§ **Raw data**
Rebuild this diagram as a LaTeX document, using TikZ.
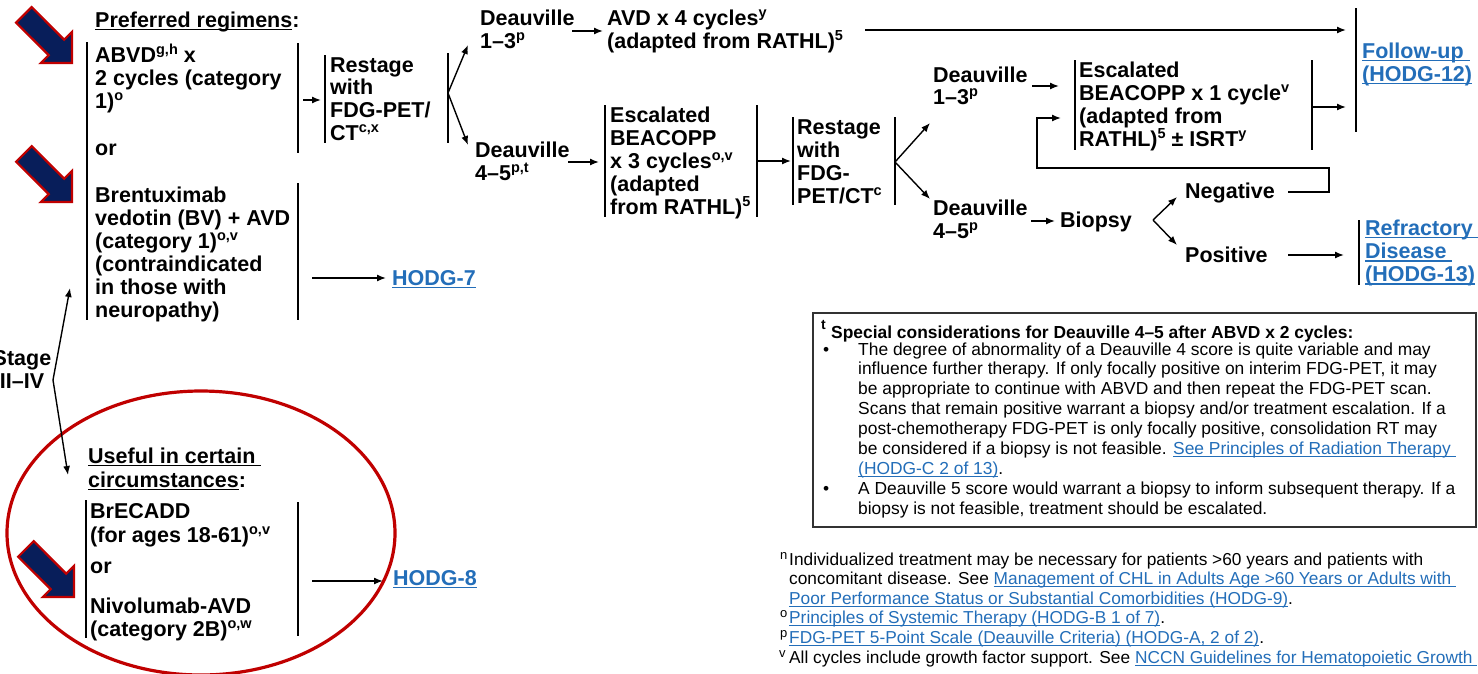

...

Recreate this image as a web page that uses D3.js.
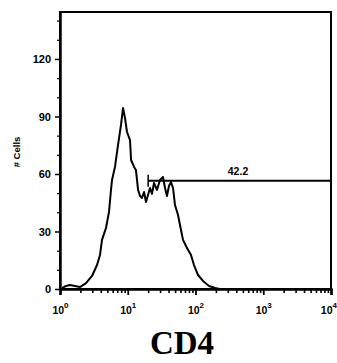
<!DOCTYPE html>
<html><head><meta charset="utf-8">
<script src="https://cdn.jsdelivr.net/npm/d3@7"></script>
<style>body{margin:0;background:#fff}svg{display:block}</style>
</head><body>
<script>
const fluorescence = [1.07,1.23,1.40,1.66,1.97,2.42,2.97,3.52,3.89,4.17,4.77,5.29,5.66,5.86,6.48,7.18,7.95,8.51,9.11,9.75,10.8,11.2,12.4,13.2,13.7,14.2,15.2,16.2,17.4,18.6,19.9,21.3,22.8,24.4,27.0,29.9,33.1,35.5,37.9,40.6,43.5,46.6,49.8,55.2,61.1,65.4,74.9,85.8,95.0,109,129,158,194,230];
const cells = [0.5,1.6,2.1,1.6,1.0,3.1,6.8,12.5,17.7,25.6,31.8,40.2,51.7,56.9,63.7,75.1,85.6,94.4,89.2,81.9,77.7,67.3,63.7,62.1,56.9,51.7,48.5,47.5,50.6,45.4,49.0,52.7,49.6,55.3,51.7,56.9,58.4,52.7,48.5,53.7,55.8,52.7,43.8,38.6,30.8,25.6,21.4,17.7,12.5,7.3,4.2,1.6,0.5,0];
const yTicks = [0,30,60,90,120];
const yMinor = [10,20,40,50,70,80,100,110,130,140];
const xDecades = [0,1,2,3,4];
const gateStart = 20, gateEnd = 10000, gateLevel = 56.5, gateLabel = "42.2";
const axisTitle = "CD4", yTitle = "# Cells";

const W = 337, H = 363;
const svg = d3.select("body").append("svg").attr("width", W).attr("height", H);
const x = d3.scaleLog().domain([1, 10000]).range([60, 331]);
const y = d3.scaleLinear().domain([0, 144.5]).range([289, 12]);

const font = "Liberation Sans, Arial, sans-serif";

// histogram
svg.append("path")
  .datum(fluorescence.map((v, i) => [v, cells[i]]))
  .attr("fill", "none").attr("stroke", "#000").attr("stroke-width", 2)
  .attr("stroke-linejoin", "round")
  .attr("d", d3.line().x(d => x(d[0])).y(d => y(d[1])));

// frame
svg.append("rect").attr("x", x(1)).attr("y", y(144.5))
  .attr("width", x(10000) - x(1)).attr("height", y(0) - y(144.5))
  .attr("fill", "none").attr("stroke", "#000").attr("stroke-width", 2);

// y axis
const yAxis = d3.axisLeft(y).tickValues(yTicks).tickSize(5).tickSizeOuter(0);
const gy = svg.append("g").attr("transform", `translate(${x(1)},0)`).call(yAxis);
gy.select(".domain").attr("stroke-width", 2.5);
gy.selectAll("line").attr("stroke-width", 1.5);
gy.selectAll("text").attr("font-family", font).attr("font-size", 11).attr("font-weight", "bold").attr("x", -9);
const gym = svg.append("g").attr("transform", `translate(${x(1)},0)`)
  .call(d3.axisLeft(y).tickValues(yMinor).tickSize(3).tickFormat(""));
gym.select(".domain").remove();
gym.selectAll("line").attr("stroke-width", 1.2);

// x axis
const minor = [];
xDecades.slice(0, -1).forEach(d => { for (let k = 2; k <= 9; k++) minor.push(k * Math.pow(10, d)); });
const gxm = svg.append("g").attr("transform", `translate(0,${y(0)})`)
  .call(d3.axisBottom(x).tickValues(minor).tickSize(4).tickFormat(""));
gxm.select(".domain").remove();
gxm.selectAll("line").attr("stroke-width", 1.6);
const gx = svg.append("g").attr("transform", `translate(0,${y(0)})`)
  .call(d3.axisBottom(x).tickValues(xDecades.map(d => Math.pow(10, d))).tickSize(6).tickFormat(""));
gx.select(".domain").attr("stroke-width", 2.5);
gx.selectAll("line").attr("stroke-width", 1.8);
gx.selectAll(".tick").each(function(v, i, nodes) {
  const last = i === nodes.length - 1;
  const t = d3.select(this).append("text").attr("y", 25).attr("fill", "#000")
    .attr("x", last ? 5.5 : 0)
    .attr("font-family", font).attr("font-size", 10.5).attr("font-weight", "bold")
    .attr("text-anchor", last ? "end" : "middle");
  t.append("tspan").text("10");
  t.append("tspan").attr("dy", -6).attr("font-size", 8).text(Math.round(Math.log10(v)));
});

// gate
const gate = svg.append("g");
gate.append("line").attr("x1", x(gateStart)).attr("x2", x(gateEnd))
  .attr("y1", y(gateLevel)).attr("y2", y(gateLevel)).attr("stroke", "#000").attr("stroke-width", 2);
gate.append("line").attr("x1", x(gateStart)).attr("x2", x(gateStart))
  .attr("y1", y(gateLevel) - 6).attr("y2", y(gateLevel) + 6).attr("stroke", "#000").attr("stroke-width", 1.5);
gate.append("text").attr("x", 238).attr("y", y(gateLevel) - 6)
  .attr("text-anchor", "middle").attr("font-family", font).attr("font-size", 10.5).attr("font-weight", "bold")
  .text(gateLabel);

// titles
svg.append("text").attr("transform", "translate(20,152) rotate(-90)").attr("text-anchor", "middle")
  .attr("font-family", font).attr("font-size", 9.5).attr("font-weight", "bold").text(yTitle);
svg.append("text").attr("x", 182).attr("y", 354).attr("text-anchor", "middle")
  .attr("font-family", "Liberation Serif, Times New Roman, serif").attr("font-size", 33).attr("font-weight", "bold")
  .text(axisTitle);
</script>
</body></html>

§ **What the task asks**
In the listing above, find the line with "Recreate this image" and the line with "x(d[0])).y(d => y(d[1])));". Set down both and every line between them, minus the pictures.

§ **Solved problem**
Recreate this image as a web page that uses D3.js.
<!DOCTYPE html>
<html><head><meta charset="utf-8">
<script src="https://cdn.jsdelivr.net/npm/d3@7"></script>
<style>body{margin:0;background:#fff}svg{display:block}</style>
</head><body>
<script>
const fluorescence = [1.07,1.23,1.40,1.66,1.97,2.42,2.97,3.52,3.89,4.17,4.77,5.29,5.66,5.86,6.48,7.18,7.95,8.51,9.11,9.75,10.8,11.2,12.4,13.2,13.7,14.2,15.2,16.2,17.4,18.6,19.9,21.3,22.8,24.4,27.0,29.9,33.1,35.5,37.9,40.6,43.5,46.6,49.8,55.2,61.1,65.4,74.9,85.8,95.0,109,129,158,194,230];
const cells = [0.5,1.6,2.1,1.6,1.0,3.1,6.8,12.5,17.7,25.6,31.8,40.2,51.7,56.9,63.7,75.1,85.6,94.4,89.2,81.9,77.7,67.3,63.7,62.1,56.9,51.7,48.5,47.5,50.6,45.4,49.0,52.7,49.6,55.3,51.7,56.9,58.4,52.7,48.5,53.7,55.8,52.7,43.8,38.6,30.8,25.6,21.4,17.7,12.5,7.3,4.2,1.6,0.5,0];
const yTicks = [0,30,60,90,120];
const yMinor = [10,20,40,50,70,80,100,110,130,140];
const xDecades = [0,1,2,3,4];
const gateStart = 20, gateEnd = 10000, gateLevel = 56.5, gateLabel = "42.2";
const axisTitle = "CD4", yTitle = "# Cells";

const W = 337, H = 363;
const svg = d3.select("body").append("svg").attr("width", W).attr("height", H);
const x = d3.scaleLog().domain([1, 10000]).range([60, 331]);
const y = d3.scaleLinear().domain([0, 144.5]).range([289, 12]);

const font = "Liberation Sans, Arial, sans-serif";

// histogram
svg.append("path")
  .datum(fluorescence.map((v, i) => [v, cells[i]]))
  .attr("fill", "none").attr("stroke", "#000").attr("stroke-width", 2)
  .attr("stroke-linejoin", "round")
  .attr("d", d3.line().x(d => x(d[0])).y(d => y(d[1])));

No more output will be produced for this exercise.